Information shown

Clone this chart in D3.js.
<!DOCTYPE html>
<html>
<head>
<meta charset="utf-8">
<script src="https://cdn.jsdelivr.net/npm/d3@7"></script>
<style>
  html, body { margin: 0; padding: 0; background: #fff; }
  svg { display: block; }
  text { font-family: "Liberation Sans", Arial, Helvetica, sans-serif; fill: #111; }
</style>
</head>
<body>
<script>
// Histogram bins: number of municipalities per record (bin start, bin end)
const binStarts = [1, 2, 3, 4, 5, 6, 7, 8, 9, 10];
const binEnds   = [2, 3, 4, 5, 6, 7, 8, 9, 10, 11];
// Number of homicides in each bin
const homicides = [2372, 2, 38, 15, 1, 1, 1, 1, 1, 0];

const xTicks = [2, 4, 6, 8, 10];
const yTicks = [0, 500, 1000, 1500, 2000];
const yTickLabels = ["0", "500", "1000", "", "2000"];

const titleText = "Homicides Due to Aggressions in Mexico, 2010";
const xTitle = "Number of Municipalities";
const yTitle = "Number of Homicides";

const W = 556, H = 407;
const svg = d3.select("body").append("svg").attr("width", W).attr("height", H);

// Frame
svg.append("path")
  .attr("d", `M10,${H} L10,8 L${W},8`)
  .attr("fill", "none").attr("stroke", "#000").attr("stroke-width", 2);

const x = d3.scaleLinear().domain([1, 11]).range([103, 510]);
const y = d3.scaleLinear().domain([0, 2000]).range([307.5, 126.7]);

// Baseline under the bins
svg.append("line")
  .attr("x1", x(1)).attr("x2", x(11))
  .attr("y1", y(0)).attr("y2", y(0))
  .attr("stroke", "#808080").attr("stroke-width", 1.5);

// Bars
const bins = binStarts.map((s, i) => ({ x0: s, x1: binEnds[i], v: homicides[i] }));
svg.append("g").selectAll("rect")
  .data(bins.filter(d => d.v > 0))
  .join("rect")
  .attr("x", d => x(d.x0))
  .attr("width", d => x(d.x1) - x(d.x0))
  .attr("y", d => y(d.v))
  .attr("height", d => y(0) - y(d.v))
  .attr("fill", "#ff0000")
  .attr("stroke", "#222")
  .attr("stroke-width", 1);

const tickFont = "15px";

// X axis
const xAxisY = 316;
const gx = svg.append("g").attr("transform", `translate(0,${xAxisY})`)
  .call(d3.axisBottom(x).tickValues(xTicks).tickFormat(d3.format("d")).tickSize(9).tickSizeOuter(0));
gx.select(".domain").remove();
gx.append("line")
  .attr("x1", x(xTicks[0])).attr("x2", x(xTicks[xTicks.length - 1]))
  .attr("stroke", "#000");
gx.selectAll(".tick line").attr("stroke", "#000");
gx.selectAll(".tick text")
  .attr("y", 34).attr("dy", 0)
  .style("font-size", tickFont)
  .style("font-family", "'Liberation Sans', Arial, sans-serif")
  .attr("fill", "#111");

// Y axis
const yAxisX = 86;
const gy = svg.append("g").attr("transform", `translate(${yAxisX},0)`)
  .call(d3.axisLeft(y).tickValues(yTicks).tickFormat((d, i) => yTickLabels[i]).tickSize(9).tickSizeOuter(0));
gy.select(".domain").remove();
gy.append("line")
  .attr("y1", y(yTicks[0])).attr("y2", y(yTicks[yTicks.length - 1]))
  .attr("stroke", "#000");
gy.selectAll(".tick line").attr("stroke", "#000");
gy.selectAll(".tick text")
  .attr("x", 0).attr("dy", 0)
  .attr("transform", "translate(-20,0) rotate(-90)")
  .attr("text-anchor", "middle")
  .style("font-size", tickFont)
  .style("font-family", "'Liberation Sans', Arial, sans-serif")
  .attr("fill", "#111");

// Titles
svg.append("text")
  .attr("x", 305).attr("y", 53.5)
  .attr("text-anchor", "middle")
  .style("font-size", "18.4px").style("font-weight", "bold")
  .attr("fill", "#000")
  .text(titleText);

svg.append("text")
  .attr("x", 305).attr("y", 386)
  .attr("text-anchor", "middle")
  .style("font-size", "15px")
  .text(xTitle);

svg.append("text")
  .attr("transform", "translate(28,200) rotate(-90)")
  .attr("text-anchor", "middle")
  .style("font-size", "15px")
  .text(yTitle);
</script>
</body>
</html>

Your task
Give an exact repetition of all the material.

Solution to this task
Clone this chart in D3.js.
<!DOCTYPE html>
<html>
<head>
<meta charset="utf-8">
<script src="https://cdn.jsdelivr.net/npm/d3@7"></script>
<style>
  html, body { margin: 0; padding: 0; background: #fff; }
  svg { display: block; }
  text { font-family: "Liberation Sans", Arial, Helvetica, sans-serif; fill: #111; }
</style>
</head>
<body>
<script>
// Histogram bins: number of municipalities per record (bin start, bin end)
const binStarts = [1, 2, 3, 4, 5, 6, 7, 8, 9, 10];
const binEnds   = [2, 3, 4, 5, 6, 7, 8, 9, 10, 11];
// Number of homicides in each bin
const homicides = [2372, 2, 38, 15, 1, 1, 1, 1, 1, 0];

const xTicks = [2, 4, 6, 8, 10];
const yTicks = [0, 500, 1000, 1500, 2000];
const yTickLabels = ["0", "500", "1000", "", "2000"];

const titleText = "Homicides Due to Aggressions in Mexico, 2010";
const xTitle = "Number of Municipalities";
const yTitle = "Number of Homicides";

const W = 556, H = 407;
const svg = d3.select("body").append("svg").attr("width", W).attr("height", H);

// Frame
svg.append("path")
  .attr("d", `M10,${H} L10,8 L${W},8`)
  .attr("fill", "none").attr("stroke", "#000").attr("stroke-width", 2);

const x = d3.scaleLinear().domain([1, 11]).range([103, 510]);
const y = d3.scaleLinear().domain([0, 2000]).range([307.5, 126.7]);

// Baseline under the bins
svg.append("line")
  .attr("x1", x(1)).attr("x2", x(11))
  .attr("y1", y(0)).attr("y2", y(0))
  .attr("stroke", "#808080").attr("stroke-width", 1.5);

// Bars
const bins = binStarts.map((s, i) => ({ x0: s, x1: binEnds[i], v: homicides[i] }));
svg.append("g").selectAll("rect")
  .data(bins.filter(d => d.v > 0))
  .join("rect")
  .attr("x", d => x(d.x0))
  .attr("width", d => x(d.x1) - x(d.x0))
  .attr("y", d => y(d.v))
  .attr("height", d => y(0) - y(d.v))
  .attr("fill", "#ff0000")
  .attr("stroke", "#222")
  .attr("stroke-width", 1);

const tickFont = "15px";

// X axis
const xAxisY = 316;
const gx = svg.append("g").attr("transform", `translate(0,${xAxisY})`)
  .call(d3.axisBottom(x).tickValues(xTicks).tickFormat(d3.format("d")).tickSize(9).tickSizeOuter(0));
gx.select(".domain").remove();
gx.append("line")
  .attr("x1", x(xTicks[0])).attr("x2", x(xTicks[xTicks.length - 1]))
  .attr("stroke", "#000");
gx.selectAll(".tick line").attr("stroke", "#000");
gx.selectAll(".tick text")
  .attr("y", 34).attr("dy", 0)
  .style("font-size", tickFont)
  .style("font-family", "'Liberation Sans', Arial, sans-serif")
  .attr("fill", "#111");

// Y axis
const yAxisX = 86;
const gy = svg.append("g").attr("transform", `translate(${yAxisX},0)`)
  .call(d3.axisLeft(y).tickValues(yTicks).tickFormat((d, i) => yTickLabels[i]).tickSize(9).tickSizeOuter(0));
gy.select(".domain").remove();
gy.append("line")
  .attr("y1", y(yTicks[0])).attr("y2", y(yTicks[yTicks.length - 1]))
  .attr("stroke", "#000");
gy.selectAll(".tick line").attr("stroke", "#000");
gy.selectAll(".tick text")
  .attr("x", 0).attr("dy", 0)
  .attr("transform", "translate(-20,0) rotate(-90)")
  .attr("text-anchor", "middle")
  .style("font-size", tickFont)
  .style("font-family", "'Liberation Sans', Arial, sans-serif")
  .attr("fill", "#111");

// Titles
svg.append("text")
  .attr("x", 305).attr("y", 53.5)
  .attr("text-anchor", "middle")
  .style("font-size", "18.4px").style("font-weight", "bold")
  .attr("fill", "#000")
  .text(titleText);

svg.append("text")
  .attr("x", 305).attr("y", 386)
  .attr("text-anchor", "middle")
  .style("font-size", "15px")
  .text(xTitle);

svg.append("text")
  .attr("transform", "translate(28,200) rotate(-90)")
  .attr("text-anchor", "middle")
  .style("font-size", "15px")
  .text(yTitle);
</script>
</body>
</html>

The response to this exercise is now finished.